→ **TASK GOAL**
Copy all entries without alteration and skip the pictures they hold.

→ **RECORDED INFORMATION**
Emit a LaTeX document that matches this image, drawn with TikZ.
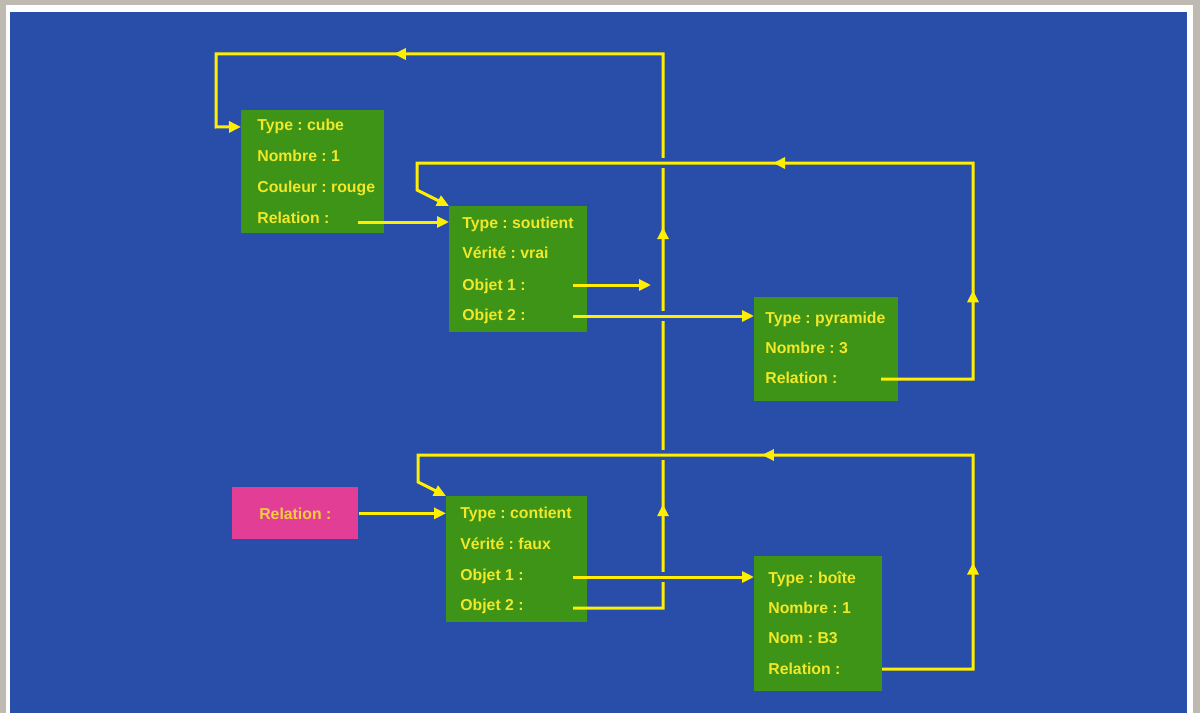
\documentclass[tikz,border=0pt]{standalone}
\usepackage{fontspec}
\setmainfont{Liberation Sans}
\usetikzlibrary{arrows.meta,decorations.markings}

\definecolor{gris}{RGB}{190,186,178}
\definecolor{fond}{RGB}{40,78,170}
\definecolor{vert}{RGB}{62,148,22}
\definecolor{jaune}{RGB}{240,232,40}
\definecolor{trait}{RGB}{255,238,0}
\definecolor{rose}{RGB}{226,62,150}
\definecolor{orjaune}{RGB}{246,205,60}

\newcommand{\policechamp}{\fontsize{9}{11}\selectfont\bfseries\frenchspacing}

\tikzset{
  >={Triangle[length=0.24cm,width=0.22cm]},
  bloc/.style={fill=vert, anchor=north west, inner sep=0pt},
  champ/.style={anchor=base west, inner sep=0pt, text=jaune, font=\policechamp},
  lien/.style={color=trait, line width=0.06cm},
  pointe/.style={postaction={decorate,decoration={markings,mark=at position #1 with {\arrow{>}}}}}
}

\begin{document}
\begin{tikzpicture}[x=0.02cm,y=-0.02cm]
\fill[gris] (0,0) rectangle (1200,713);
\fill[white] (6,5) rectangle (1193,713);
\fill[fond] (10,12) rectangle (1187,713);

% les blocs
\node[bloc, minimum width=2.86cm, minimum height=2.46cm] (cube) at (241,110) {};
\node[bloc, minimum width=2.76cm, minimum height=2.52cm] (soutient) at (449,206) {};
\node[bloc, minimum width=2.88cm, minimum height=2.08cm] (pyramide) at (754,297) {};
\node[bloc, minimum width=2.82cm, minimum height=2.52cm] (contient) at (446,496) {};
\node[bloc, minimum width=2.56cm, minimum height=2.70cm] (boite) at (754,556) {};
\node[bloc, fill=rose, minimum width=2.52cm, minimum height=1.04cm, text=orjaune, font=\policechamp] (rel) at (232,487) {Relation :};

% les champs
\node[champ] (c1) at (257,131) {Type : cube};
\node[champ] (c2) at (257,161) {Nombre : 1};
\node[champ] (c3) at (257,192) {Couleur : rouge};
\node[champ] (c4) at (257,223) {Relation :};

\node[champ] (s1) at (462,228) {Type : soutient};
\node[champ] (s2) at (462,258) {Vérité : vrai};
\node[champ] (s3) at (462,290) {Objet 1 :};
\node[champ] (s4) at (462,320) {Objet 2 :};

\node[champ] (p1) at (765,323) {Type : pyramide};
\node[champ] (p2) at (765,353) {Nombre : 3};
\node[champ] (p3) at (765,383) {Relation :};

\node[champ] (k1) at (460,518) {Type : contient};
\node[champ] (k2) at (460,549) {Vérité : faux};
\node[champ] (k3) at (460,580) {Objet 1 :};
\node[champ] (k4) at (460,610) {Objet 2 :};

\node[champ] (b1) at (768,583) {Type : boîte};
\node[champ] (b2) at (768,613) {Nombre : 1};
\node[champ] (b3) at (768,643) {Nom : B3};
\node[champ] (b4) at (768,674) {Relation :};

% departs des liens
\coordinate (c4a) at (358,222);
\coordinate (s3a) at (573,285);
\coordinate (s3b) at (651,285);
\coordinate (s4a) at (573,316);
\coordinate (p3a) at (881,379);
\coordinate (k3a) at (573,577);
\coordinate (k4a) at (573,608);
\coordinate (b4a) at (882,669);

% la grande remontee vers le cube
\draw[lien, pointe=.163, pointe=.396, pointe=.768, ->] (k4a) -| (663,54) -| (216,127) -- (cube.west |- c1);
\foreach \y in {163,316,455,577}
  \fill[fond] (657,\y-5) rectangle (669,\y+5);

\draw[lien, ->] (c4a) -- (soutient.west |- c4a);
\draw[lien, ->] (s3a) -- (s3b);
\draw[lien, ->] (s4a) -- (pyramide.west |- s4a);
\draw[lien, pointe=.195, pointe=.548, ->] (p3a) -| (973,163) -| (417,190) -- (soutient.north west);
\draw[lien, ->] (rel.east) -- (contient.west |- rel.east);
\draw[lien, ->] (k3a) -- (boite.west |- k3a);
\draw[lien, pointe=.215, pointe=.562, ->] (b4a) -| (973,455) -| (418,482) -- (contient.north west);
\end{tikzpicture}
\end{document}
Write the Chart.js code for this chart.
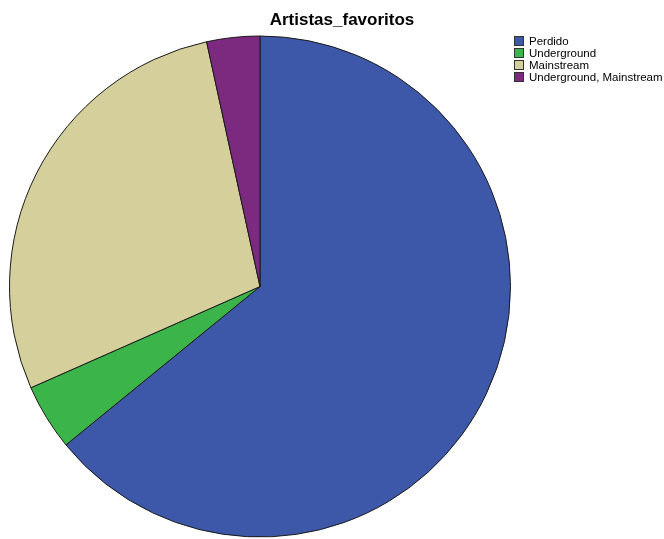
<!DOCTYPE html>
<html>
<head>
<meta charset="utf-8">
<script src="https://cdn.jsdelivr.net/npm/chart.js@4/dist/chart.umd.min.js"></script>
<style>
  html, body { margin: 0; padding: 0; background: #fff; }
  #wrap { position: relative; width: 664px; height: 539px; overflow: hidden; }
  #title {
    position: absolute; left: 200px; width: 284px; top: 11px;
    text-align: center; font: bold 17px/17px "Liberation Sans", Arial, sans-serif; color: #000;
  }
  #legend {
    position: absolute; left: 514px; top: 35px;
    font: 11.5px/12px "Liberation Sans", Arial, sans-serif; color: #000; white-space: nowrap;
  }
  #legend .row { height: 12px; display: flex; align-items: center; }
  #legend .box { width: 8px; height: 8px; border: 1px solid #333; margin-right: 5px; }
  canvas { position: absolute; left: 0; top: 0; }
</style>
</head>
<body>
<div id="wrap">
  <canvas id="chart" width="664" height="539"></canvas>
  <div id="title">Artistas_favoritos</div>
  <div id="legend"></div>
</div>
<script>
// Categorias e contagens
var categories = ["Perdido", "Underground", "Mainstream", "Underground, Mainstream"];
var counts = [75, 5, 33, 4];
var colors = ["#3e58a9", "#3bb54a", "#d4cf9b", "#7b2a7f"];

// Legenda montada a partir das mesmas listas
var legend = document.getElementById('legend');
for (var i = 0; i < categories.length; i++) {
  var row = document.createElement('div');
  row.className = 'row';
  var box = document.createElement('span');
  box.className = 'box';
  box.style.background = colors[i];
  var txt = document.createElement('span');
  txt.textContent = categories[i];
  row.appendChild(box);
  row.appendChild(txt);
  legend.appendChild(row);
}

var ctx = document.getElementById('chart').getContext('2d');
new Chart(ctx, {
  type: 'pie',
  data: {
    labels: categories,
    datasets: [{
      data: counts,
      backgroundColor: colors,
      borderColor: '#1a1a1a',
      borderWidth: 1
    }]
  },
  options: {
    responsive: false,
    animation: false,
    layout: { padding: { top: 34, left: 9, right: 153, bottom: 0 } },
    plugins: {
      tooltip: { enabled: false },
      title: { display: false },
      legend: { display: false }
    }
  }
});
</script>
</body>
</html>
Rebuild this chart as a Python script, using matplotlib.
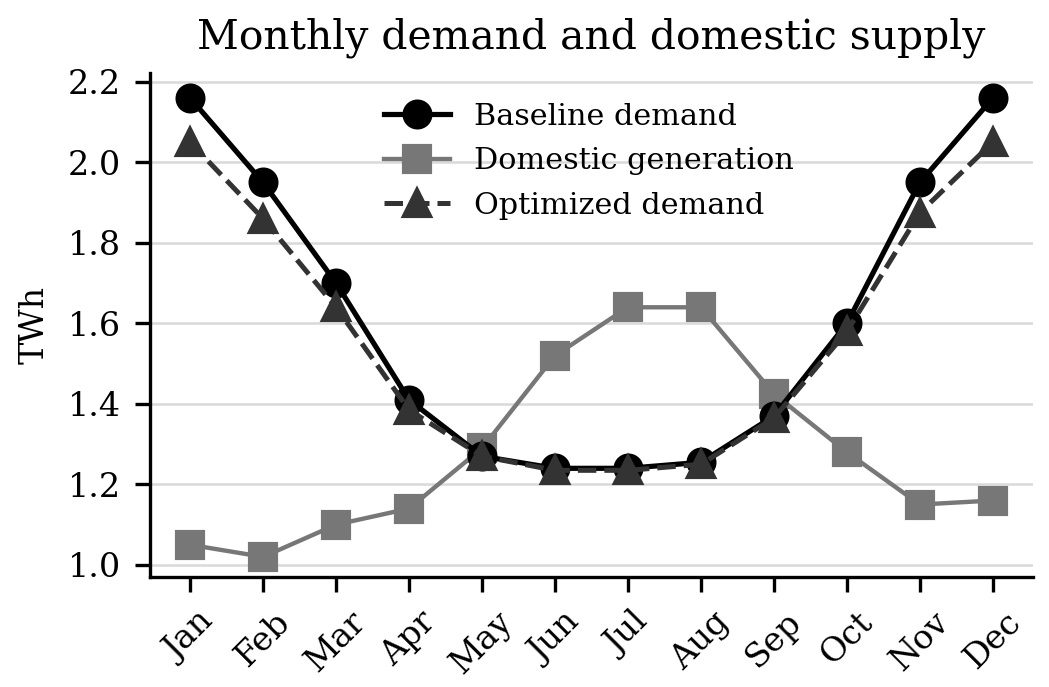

→ **RESPONSE TO THIS EXERCISE**
Emit a LaTeX document that matches this image, drawn with TikZ.
\documentclass[tikz,border=0pt]{standalone}
\usepackage{fontspec}
\setmainfont{Liberation Sans}
\usetikzlibrary{arrows.meta,decorations.markings}

\definecolor{gris}{RGB}{190,186,178}
\definecolor{fond}{RGB}{40,78,170}
\definecolor{vert}{RGB}{62,148,22}
\definecolor{jaune}{RGB}{240,232,40}
\definecolor{trait}{RGB}{255,238,0}
\definecolor{rose}{RGB}{226,62,150}
\definecolor{orjaune}{RGB}{246,205,60}

\newcommand{\policechamp}{\fontsize{9}{11}\selectfont\bfseries\frenchspacing}

\tikzset{
  >={Triangle[length=0.24cm,width=0.22cm]},
  bloc/.style={fill=vert, anchor=north west, inner sep=0pt},
  champ/.style={anchor=base west, inner sep=0pt, text=jaune, font=\policechamp},
  lien/.style={color=trait, line width=0.06cm},
  pointe/.style={postaction={decorate,decoration={markings,mark=at position #1 with {\arrow{>}}}}}
}

\begin{document}
\begin{tikzpicture}[x=0.02cm,y=-0.02cm]
\fill[gris] (0,0) rectangle (1200,713);
\fill[white] (6,5) rectangle (1193,713);
\fill[fond] (10,12) rectangle (1187,713);

% les blocs
\node[bloc, minimum width=2.86cm, minimum height=2.46cm] (cube) at (241,110) {};
\node[bloc, minimum width=2.76cm, minimum height=2.52cm] (soutient) at (449,206) {};
\node[bloc, minimum width=2.88cm, minimum height=2.08cm] (pyramide) at (754,297) {};
\node[bloc, minimum width=2.82cm, minimum height=2.52cm] (contient) at (446,496) {};
\node[bloc, minimum width=2.56cm, minimum height=2.70cm] (boite) at (754,556) {};
\node[bloc, fill=rose, minimum width=2.52cm, minimum height=1.04cm, text=orjaune, font=\policechamp] (rel) at (232,487) {Relation :};

% les champs
\node[champ] (c1) at (257,131) {Type : cube};
\node[champ] (c2) at (257,161) {Nombre : 1};
\node[champ] (c3) at (257,192) {Couleur : rouge};
\node[champ] (c4) at (257,223) {Relation :};

\node[champ] (s1) at (462,228) {Type : soutient};
\node[champ] (s2) at (462,258) {Vérité : vrai};
\node[champ] (s3) at (462,290) {Objet 1 :};
\node[champ] (s4) at (462,320) {Objet 2 :};

\node[champ] (p1) at (765,323) {Type : pyramide};
\node[champ] (p2) at (765,353) {Nombre : 3};
\node[champ] (p3) at (765,383) {Relation :};

\node[champ] (k1) at (460,518) {Type : contient};
\node[champ] (k2) at (460,549) {Vérité : faux};
\node[champ] (k3) at (460,580) {Objet 1 :};
\node[champ] (k4) at (460,610) {Objet 2 :};

\node[champ] (b1) at (768,583) {Type : boîte};
\node[champ] (b2) at (768,613) {Nombre : 1};
\node[champ] (b3) at (768,643) {Nom : B3};
\node[champ] (b4) at (768,674) {Relation :};

% departs des liens
\coordinate (c4a) at (358,222);
\coordinate (s3a) at (573,285);
\coordinate (s3b) at (651,285);
\coordinate (s4a) at (573,316);
\coordinate (p3a) at (881,379);
\coordinate (k3a) at (573,577);
\coordinate (k4a) at (573,608);
\coordinate (b4a) at (882,669);

% la grande remontee vers le cube
\draw[lien, pointe=.163, pointe=.396, pointe=.768, ->] (k4a) -| (663,54) -| (216,127) -- (cube.west |- c1);
\foreach \y in {163,316,455,577}
  \fill[fond] (657,\y-5) rectangle (669,\y+5);

\draw[lien, ->] (c4a) -- (soutient.west |- c4a);
\draw[lien, ->] (s3a) -- (s3b);
\draw[lien, ->] (s4a) -- (pyramide.west |- s4a);
\draw[lien, pointe=.195, pointe=.548, ->] (p3a) -| (973,163) -| (417,190) -- (soutient.north west);
\draw[lien, ->] (rel.east) -- (contient.west |- rel.east);
\draw[lien, ->] (k3a) -- (boite.west |- k3a);
\draw[lien, pointe=.215, pointe=.562, ->] (b4a) -| (973,455) -| (418,482) -- (contient.north west);
\end{tikzpicture}
\end{document}
Write the Chart.js code for this chart.
<!DOCTYPE html>
<html>
<head>
<meta charset="utf-8">
<script src="https://cdn.jsdelivr.net/npm/chart.js@4/dist/chart.umd.min.js"></script>
<style>
  html, body { margin: 0; padding: 0; background: #fff; }
  #wrap { position: relative; width: 664px; height: 539px; overflow: hidden; }
  #title {
    position: absolute; left: 200px; width: 284px; top: 11px;
    text-align: center; font: bold 17px/17px "Liberation Sans", Arial, sans-serif; color: #000;
  }
  #legend {
    position: absolute; left: 514px; top: 35px;
    font: 11.5px/12px "Liberation Sans", Arial, sans-serif; color: #000; white-space: nowrap;
  }
  #legend .row { height: 12px; display: flex; align-items: center; }
  #legend .box { width: 8px; height: 8px; border: 1px solid #333; margin-right: 5px; }
  canvas { position: absolute; left: 0; top: 0; }
</style>
</head>
<body>
<div id="wrap">
  <canvas id="chart" width="664" height="539"></canvas>
  <div id="title">Artistas_favoritos</div>
  <div id="legend"></div>
</div>
<script>
// Categorias e contagens
var categories = ["Perdido", "Underground", "Mainstream", "Underground, Mainstream"];
var counts = [75, 5, 33, 4];
var colors = ["#3e58a9", "#3bb54a", "#d4cf9b", "#7b2a7f"];

// Legenda montada a partir das mesmas listas
var legend = document.getElementById('legend');
for (var i = 0; i < categories.length; i++) {
  var row = document.createElement('div');
  row.className = 'row';
  var box = document.createElement('span');
  box.className = 'box';
  box.style.background = colors[i];
  var txt = document.createElement('span');
  txt.textContent = categories[i];
  row.appendChild(box);
  row.appendChild(txt);
  legend.appendChild(row);
}

var ctx = document.getElementById('chart').getContext('2d');
new Chart(ctx, {
  type: 'pie',
  data: {
    labels: categories,
    datasets: [{
      data: counts,
      backgroundColor: colors,
      borderColor: '#1a1a1a',
      borderWidth: 1
    }]
  },
  options: {
    responsive: false,
    animation: false,
    layout: { padding: { top: 34, left: 9, right: 153, bottom: 0 } },
    plugins: {
      tooltip: { enabled: false },
      title: { display: false },
      legend: { display: false }
    }
  }
});
</script>
</body>
</html>
Rebuild this chart as a Python script, using matplotlib.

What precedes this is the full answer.